After Rome herself had been stripped of the Imperial purple, the princes of Constantinople assumed the sole and sacred sceptre of the monarchy; demanded, as their rightful inheritance, the provinces which had been subdued by the consuls, or possessed by the Caesars; and feebly aspired to deliver their faithful subjects of the West from the usurpation of heretics and Barbarians. The execution of this splendid design was in some degree reserved for Justinian.

I was reminded of the grandeur of Gibbon by the new exhibition that has just opened in the Royal Academy, London: BYZANTIUM 330–1453. It brings back into centre stage the Empire that began with Constantine’s new city overlooking the Bosporos, founded in 330, and which lasted until the Ottoman Empire, in 1453, finally broke through the thick and multilayered walls of what is now Istanbul.

Room after room at the Royal Academy is filled with icons large and small, illustrated psalters, intricately carved ivory, bells, paintings, gilded chalices and silverware. Rightly, it only refers to Gibbon in passing, for the point of the exhibition is to make us more aware of the unique nature of the Empire that lasted for a thousand years.

But having once spent spent a week recording an abridgement of The Decline and Fall with the Welsh actor Philip Madoc, he of the imperial voice, I heard in my memory the great sentences and phrases of that remarkable eighteenth-century historian.

Gibbon’s great work starts with the death of Augustus in Rome in AD 14. Augustus advised his successors not to expand the borders of the Roman empire because, he said, it had reached the furthest extent which was practical to maintain. But, argues Gibbon, stasis is no state for an empire – it must either expand or contract.

However, Gibbon’s main thesis was that the Empire declined and fell following the ‘degradation of civic virtue’ and the loss of martial spirit, perhaps affected by the Christian attitude of pacifism. He also contrasted the age of reason in which he himself lived with the supposed Dark Ages of the medieval period.
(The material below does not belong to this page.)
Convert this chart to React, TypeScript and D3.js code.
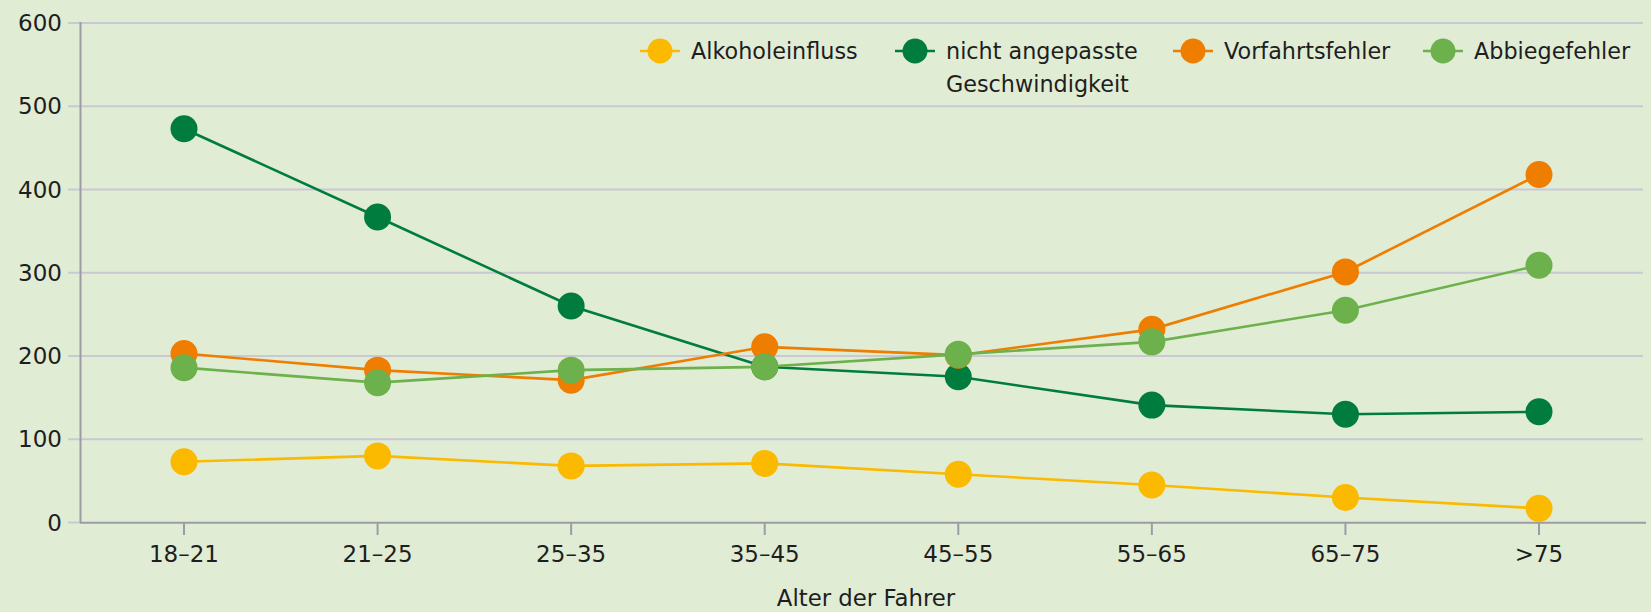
import React from "react";
import * as d3 from "d3";

const categories = ["18–21", "21–25", "25–35", "35–45", "45–55", "55–65", "65–75", ">75"];
const alkohol = [73, 80, 68, 71, 58, 45, 30, 17];
const geschwindigkeit = [473, 367, 260, 187, 175, 141, 130, 133];
const vorfahrt = [203, 183, 171, 211, 201, 232, 301, 418];
const abbiegen = [186, 168, 183, 187, 202, 217, 255, 309];
const yTicks = [0, 100, 200, 300, 400, 500, 600];

const seriesNames = ["Alkoholeinfluss", "nicht angepasste\nGeschwindigkeit", "Vorfahrtsfehler", "Abbiegefehler"];
const seriesColors = ["#fbb900", "#007c3e", "#ee7d00", "#6cb14b"];
const seriesValues = [alkohol, geschwindigkeit, vorfahrt, abbiegen];
const legendX = [660, 915, 1193, 1443];

const W = 1651;
const H = 612;
const FONT = "'DejaVu Sans', sans-serif";

export default function App() {
  const x = d3.scalePoint<string>().domain(categories).range([184, 1539]);
  const y = d3.scaleLinear().domain([0, 600]).range([522.5, 23]);
  const line = d3
    .line<number>()
    .x((_, i) => x(categories[i]) as number)
    .y((d) => y(d));

  return (
    <svg
      width={W}
      height={H}
      style={{ position: "absolute", left: 0, top: 0 }}
      xmlns="http://www.w3.org/2000/svg"
    >
      <rect x={0} y={0} width={W} height={H} fill="#e1ecd5" />
      {yTicks.map((t) => (
        <g key={t}>
          <line x1={68} x2={t > 0 ? 1643 : 81} y1={y(t)} y2={y(t)} stroke="#c9c8d3" strokeWidth={2} />
          <text
            x={62}
            y={y(t)}
            textAnchor="end"
            dominantBaseline="central"
            fontFamily={FONT}
            fontSize={23}
            fill="#1e1e1e"
          >
            {t}
          </text>
        </g>
      ))}
      <line x1={80.5} x2={80.5} y1={22} y2={523} stroke="#9c9ca2" strokeWidth={2} />
      <line x1={80} x2={1646} y1={522.7} y2={522.7} stroke="#9c9ca2" strokeWidth={2} />
      {categories.map((c) => (
        <g key={c}>
          <line x1={x(c)} x2={x(c)} y1={522} y2={535} stroke="#9c9ca2" strokeWidth={2} />
          <text
            x={x(c)}
            y={554}
            textAnchor="middle"
            dominantBaseline="central"
            fontFamily={FONT}
            fontSize={23}
            fill="#1e1e1e"
          >
            {c}
          </text>
        </g>
      ))}
      <text x={866} y={606} textAnchor="middle" fontFamily={FONT} fontSize={22.8} fill="#1e1e1e">
        Alter der Fahrer
      </text>
      {seriesValues.map((vals, si) => (
        <g key={si}>
          <path d={line(vals) || ""} fill="none" stroke={seriesColors[si]} strokeWidth={2.6} />
          {vals.map((v, i) => (
            <circle key={i} cx={x(categories[i])} cy={y(v)} r={13.5} fill={seriesColors[si]} />
          ))}
        </g>
      ))}
      {seriesNames.map((name, si) => (
        <g key={name}>
          <line
            x1={legendX[si] - 20}
            x2={legendX[si] + 20}
            y1={51}
            y2={51}
            stroke={seriesColors[si]}
            strokeWidth={2.5}
          />
          <circle cx={legendX[si]} cy={51} r={12.5} fill={seriesColors[si]} />
          {name.split("\n").map((ln, li) => (
            <text
              key={li}
              x={legendX[si] + 31}
              y={51 + li * 33}
              dominantBaseline="central"
              fontFamily={FONT}
              fontSize={22.3}
              fill="#1e1e1e"
            >
              {ln}
            </text>
          ))}
        </g>
      ))}
    </svg>
  );
}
Though he, too, encountered ignorance: when presenting the second volume of The Decline and Fall to the Duke of Gloucester, the said duke laid the big book on the table and remarked, ‘Another damn’d thick, square book! Always, scribble, scribble, scribble! Eh! Mr Gibbon?’

Gibbon acknowledges the role the Byzantine empire played in world history. Latin was gradually superseded by Greek so that by 700 AD it was the language of the law, government and religion; and artistic and religious expression were affected as much by Eastern as by Western influences. Interacting with Persia, Egypt and the growing might of Islam, both in terms of military expansion as well as science and the arts, the Byzantine culture developed a very different character from its Roman origins.

Gibbon’s account of this second phase of the ‘Roman’ empire is laced with a certain disdain: ‘a degenerate race of princes’ he writes, and certainly it can seem so with its succession of emperors who died or were dismembered in unpleasant ways, and their misbehaving consorts. Even Justinian (484–565), one of the strongest figures, chose for a wife one Theodora, a woman whose public sexual activities were the stuff of common knowledge and experience.

I have returned to our recording (in two 6-CD volumes) of the useful abridgement of Gibbon’s Decline and Fall and found it is as hypnotic as I had remembered. This is due in part, of course, to the magisterial Philip Madoc, who has just the right amount of hauteur; but mostly to Gibbon himself who is always so clear despite a staggering vocabulary. I certainly recommend it as a fine adjunct to the Royal Academy exhibition: if you listen to the whole 12 CDs of the two volumes, you will have a better grasp of the Roman Empire in its two phases, and English at its apogee.